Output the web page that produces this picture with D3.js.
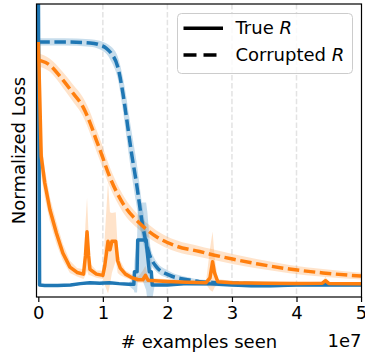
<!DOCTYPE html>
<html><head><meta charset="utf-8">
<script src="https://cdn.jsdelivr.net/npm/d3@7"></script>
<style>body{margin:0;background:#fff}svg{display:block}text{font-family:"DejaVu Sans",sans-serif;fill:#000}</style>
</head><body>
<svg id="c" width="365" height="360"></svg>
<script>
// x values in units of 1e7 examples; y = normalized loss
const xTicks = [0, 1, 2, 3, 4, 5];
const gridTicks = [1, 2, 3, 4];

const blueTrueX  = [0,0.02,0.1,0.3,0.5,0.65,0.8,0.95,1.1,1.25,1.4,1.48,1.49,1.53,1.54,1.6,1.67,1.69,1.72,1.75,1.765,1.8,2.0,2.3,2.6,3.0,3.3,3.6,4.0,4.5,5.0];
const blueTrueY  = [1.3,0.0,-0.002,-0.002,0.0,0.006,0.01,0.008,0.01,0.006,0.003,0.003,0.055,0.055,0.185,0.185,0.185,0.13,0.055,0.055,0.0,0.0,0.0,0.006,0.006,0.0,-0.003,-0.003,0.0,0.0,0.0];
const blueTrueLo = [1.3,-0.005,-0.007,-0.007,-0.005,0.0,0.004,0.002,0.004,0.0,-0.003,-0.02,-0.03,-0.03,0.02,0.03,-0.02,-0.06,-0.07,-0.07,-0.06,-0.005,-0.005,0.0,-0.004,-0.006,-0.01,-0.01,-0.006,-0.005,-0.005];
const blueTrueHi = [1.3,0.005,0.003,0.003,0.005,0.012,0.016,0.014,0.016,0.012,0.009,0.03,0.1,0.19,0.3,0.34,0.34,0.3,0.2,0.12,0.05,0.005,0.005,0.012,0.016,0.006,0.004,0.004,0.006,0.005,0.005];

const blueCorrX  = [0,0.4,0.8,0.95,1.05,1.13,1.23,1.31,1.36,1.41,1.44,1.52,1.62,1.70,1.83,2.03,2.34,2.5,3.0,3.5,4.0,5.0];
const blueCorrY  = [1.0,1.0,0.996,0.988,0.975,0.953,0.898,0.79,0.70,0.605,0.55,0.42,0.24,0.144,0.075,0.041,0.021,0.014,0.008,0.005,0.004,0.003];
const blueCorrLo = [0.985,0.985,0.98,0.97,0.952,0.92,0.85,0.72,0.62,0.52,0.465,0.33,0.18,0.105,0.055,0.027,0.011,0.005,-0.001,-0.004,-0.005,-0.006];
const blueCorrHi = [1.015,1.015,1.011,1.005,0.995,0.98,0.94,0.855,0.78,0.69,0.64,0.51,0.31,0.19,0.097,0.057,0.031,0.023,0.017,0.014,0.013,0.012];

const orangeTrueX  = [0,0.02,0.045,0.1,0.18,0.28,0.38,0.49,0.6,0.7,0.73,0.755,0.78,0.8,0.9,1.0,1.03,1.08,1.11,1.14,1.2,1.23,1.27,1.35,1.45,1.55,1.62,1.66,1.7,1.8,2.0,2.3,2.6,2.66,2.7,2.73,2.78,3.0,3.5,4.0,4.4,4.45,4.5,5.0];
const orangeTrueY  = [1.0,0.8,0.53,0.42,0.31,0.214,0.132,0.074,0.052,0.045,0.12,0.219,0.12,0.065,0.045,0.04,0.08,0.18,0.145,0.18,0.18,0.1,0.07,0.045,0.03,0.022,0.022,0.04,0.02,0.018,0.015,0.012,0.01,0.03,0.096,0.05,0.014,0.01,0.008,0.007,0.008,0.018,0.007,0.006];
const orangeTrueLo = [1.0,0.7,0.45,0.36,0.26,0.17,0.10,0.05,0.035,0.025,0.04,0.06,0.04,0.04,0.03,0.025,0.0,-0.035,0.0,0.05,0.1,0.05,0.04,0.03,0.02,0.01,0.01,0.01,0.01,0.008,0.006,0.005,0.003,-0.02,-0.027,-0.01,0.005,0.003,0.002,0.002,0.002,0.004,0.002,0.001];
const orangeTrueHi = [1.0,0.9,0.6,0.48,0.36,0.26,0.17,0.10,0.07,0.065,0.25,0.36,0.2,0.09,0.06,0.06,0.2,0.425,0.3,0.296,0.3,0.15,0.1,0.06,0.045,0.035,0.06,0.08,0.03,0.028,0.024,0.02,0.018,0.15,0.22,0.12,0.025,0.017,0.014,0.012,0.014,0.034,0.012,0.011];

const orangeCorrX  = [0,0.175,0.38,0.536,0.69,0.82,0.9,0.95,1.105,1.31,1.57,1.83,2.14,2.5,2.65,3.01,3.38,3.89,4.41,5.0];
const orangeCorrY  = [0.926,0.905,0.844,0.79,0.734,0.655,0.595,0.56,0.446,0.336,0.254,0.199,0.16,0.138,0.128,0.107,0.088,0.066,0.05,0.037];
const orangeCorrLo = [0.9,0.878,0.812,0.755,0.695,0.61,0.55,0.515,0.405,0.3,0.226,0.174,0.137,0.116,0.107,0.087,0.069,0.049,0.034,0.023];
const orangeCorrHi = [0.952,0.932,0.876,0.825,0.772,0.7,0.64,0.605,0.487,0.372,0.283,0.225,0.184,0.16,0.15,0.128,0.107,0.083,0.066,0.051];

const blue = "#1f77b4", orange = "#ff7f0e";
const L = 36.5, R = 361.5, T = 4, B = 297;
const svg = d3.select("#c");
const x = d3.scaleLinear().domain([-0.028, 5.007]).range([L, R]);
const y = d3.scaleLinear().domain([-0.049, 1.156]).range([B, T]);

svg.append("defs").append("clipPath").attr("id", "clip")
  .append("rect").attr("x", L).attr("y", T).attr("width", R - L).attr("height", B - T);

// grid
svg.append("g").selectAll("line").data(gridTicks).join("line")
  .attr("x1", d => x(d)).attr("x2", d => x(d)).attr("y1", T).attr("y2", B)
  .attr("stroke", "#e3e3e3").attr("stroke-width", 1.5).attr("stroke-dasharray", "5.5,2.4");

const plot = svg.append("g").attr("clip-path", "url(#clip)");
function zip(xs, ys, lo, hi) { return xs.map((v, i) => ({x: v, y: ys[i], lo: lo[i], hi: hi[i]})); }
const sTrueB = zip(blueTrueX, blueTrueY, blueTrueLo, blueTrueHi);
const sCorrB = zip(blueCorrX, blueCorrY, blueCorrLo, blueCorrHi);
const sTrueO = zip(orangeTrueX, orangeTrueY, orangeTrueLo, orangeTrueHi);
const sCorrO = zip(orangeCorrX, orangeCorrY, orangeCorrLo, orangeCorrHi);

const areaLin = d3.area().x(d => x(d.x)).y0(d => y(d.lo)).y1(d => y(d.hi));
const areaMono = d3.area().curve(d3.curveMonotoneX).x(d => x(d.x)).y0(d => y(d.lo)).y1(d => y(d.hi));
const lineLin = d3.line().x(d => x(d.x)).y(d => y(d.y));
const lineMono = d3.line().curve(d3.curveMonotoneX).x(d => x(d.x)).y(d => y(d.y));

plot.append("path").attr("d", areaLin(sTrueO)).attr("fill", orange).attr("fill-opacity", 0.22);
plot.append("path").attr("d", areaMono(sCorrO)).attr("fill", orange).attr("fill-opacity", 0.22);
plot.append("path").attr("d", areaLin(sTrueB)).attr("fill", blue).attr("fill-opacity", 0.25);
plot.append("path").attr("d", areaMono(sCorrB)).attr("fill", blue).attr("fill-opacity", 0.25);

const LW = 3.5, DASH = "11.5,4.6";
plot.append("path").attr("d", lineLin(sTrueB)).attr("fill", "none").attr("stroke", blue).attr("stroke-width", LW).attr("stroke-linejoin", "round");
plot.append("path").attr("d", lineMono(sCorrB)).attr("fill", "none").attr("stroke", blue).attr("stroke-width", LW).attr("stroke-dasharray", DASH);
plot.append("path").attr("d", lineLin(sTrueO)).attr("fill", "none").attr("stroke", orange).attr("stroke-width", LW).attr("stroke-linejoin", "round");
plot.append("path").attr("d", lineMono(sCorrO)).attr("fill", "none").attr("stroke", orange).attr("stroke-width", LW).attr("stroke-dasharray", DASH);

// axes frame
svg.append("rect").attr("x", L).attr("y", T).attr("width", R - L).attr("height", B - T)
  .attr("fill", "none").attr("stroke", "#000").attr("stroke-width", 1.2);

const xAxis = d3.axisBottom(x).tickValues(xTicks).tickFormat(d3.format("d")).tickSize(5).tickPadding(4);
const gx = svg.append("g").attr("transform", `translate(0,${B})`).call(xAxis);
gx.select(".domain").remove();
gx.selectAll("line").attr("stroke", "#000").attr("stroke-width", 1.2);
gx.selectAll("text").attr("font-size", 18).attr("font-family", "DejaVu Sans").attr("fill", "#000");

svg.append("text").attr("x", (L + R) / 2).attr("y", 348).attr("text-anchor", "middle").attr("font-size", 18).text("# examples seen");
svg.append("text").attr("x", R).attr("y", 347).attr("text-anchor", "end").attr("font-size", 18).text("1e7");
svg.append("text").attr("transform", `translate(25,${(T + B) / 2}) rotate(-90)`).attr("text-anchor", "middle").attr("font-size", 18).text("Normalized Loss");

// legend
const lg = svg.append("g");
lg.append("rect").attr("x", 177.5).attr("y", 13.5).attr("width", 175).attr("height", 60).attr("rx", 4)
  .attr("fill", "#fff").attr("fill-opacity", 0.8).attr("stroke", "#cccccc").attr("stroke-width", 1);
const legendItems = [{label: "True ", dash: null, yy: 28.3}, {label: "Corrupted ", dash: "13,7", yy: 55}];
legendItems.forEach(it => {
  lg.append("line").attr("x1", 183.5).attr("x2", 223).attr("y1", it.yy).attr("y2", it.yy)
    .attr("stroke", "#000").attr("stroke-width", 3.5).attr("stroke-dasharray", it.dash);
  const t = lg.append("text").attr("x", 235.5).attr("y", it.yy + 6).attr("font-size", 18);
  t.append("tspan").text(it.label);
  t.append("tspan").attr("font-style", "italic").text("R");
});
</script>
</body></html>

= = = = = = =

Every line from the top of the material above through the line with "const gridTicks = [1, 2, 3, 4];" should be duplicated exactly, please; leave out the pictures.

Output the web page that produces this picture with D3.js.
<!DOCTYPE html>
<html><head><meta charset="utf-8">
<script src="https://cdn.jsdelivr.net/npm/d3@7"></script>
<style>body{margin:0;background:#fff}svg{display:block}text{font-family:"DejaVu Sans",sans-serif;fill:#000}</style>
</head><body>
<svg id="c" width="365" height="360"></svg>
<script>
// x values in units of 1e7 examples; y = normalized loss
const xTicks = [0, 1, 2, 3, 4, 5];
const gridTicks = [1, 2, 3, 4];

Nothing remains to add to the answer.